Information in the following applications sections is not part of the TI component specification, and TI does not warrant its accuracy or completeness. TI’s customers are responsible for determining suitability of components for their purposes. Customers should validate and test their design implementation to confirm system functionality.
The LM9061 can be configured to drive the gate to any size external high-side power MOSFET, including multiple parallel connected MOSFETs for very high current applications. See Basic Operation for details on the gate drive operation and Turn On and Turn Off Characteristics for details on the gate drive timing characteristics.
The LM9061 is an ideal driver for any application that requires multiple parallel MOSFETs to provide the necessary load current. Figure 19 shows a circuit with four parallel NDP706A MOSFETs. This circuit configuration provides a typical maximum load current of 150 A at 25°C, and a typical maximum load current of 100 A at 125°C.
Only a few common sense precautions need to be observed. All MOSFETs in the array must have identical electrical and thermal characteristics. This can be solved by using the same part number from the same manufacturer for all of the MOSFETs in the array. Also, all MOSFETs must have the same style heat sink or, ideally, all mounted on the same heat sink. The electrical connection of the MOSFETs should get special attention. With typical RDS(ON) values in the range of tens of mΩ, a poor electrical connection for one of the MOSFETs can render it useless in the circuit. Also, consider the MOSFET dissipation during the normal OFF discharge of the gate capacitance (70-µA minimum and 110-µA typical).
In the event of a fault condition, the Latch-OFF current sink, 10-µA typical, may not be able to discharge the total gate capacitance in a timely manner to prevent damage to the MOSFETs.
The NDP706A MOSFET has a typical RDS(ON) of 0.013 Ω with a TJ of 25°C, and 0.02 Ω with a TJ of +125°C. An RTHRESHOLD value of 6.2 kΩ as shown in Figure 19 sets the VDS threshold voltage to approximately 500 mV. This provides a typical maximum load current of 150 A at 25°C, and a typical maximum load current of 100 A at 125°C. See Lossless Overcurrent Protection for details on calculating RTHRESHOLD.
The maximum dissipation, per MOSFET, is nearly 20 W at 25°C, and 12.5 W at 125°C. With up to 20 W being dissipated by each of the four devices, an effective heat sink is required to keep the TJ as low as possible when operating near the maximum load currents.
Due to the orientation of the FET, the typical configuration of LM9061 is only able to toggle conduction when current flows from the drain to the source. In applications where reverse current may occur, the body diode always provides a path from load to supply. For the LM9061’s OFF state to fully disconnect the load and supply and prevent any bidirectional current, an additional FET must be placed in series with the original. This back-to-back configuration shown in Figure 22 allows either input to be the supply side or the load side.

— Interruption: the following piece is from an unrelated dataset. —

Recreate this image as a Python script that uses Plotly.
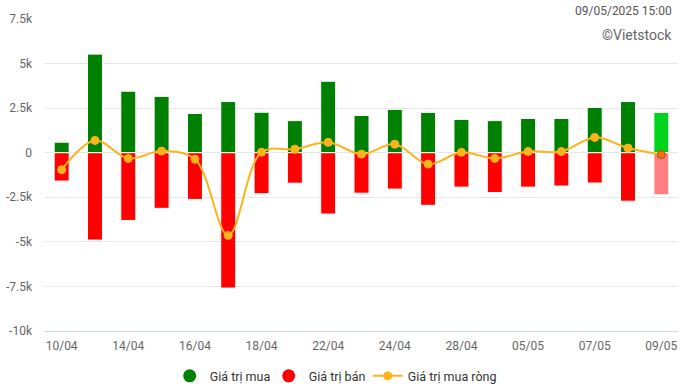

An increase in turnon and turnoff time occurs due to the increased gate capacitance from the additional FET.
To provide the LM9061 with proper supply voltage, two diodes connect both inputs to VCC. This feeds the device with whichever side has a higher potential, ensuring that it does not disconnect itself from the voltage supply during operation.
Here the bidirectional switch is being used to charge and discharge a capacitive load. As long as the switch is enabled ON, current is allowed to flow in and out of the capacitor in response to the steps in input voltage. However, when the switch is enabled OFF, current ceases to flow and the capacitor voltage is isolated from the input. Operation continues normally once the switch is returned to an ON state.
While Figure 22 functions as a bidirectional switch, it does not monitor for overcurrent in both directions. Because overcurrent is detected when the potential at the sense pin is lower than the potential at the threshold pin by a user set amount, the LM9061 only offers OCP when the current flows through the FET before reaching the sense pin. To implement a bidirectional switch that also has bidirectional overcurrent protection, each FET should be controlled by its own LM9061 device. Figure 24 shows the two LM9061 and FET pairs in a mirrored back-to-back configuration. By tying the ON/OFF pins together, the switch can still be toggled from a single line.
The application curve below shows the reverse overcurrent protection. Even with the bidirectional current, the device goes into overcurrent shutdown if the current reaches the current limit threshold. Note that the reverse overcurrent protection is accomplished using two separate LM9061 devices as shown in Figure 24.